Acting Commissioner of Police Stephen Williams said yesterday that he was hurt by criticism of the nation’s police work. Although, possibly, not as hurt as the dozens of persons who his lawmen detained without evidence and released, without charge, four days later.
Williams explained that “from a policing perspective, using statistics, (2013) has been a successful year.”
Mr Live Wire has a statistical poser for Williams: If you send a troop of lawmen, acting on information, into a “hotspot” and arrest 100 persons, what is the statistical probability of leaving that hotspot without one person who you can charge for a serious crime or even a single gun or bullet?
Or, to put it another way, the odds that Williams and his men know what they are doing is less likely than you blindfolding yourself, putting your hand into a stranger’s cooler at Carnival time and pulling out a non-alcoholic beverage.
And, if you are still unsure of Williams’ ability to spot a criminal, just ask him for the name of the best Minister he ever worked with.
“We can only (address crime) when we all work together, law-abiding citizens and the police,” said Williams.

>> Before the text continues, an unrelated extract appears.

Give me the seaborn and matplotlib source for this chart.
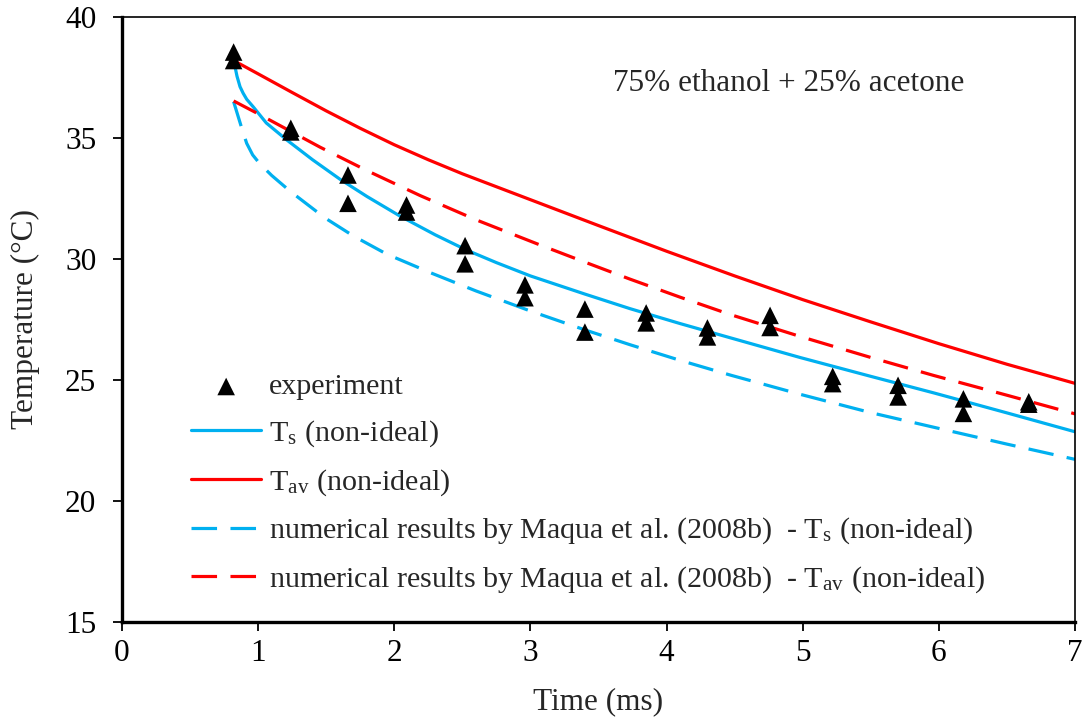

Presumably, Laventille residents and citizens allegedly involved in wrongdoing—who Police believe to be one and the same—are not included in Williams’ proposed coalition; unless they are wealthy, influential politicians, of course.
Meanwhile, Deputy Commissioner of Police Mervyn Richardson also grabbed the spotlight as he told the media that he saved the country from OWTU president general Ancel Roget.
Roget and his union colleagues were marching around the Hall of Justice in black tee-shirts, waving black flags and with black bandanas around their mouths. Although the outfits did not hinder Richardson’s ability to identify Roget from distance, the Deputy Commissioner marched the union leader back to his station.
“I thought it was another coup,” said Richardson.
Richardson—who once abandoned a grocery expedition with his wife because a few shoppers told him where to put his “e-mailgate probe”—did not explain why, if he thought a coup was kicking off, he did not walk over to Roget with guns raised.
Mr Live Wire cannot confirm whether or not Richardson got his police training in George Zimmerman’s neighbourhood watch group. But, all the same, Roget is probably lucky that he was wearing a bandana and not a hoodie.
Good thing too that the police did not say the protesters’ clothing was like dark tint and then make them scrape it off in the middle of town.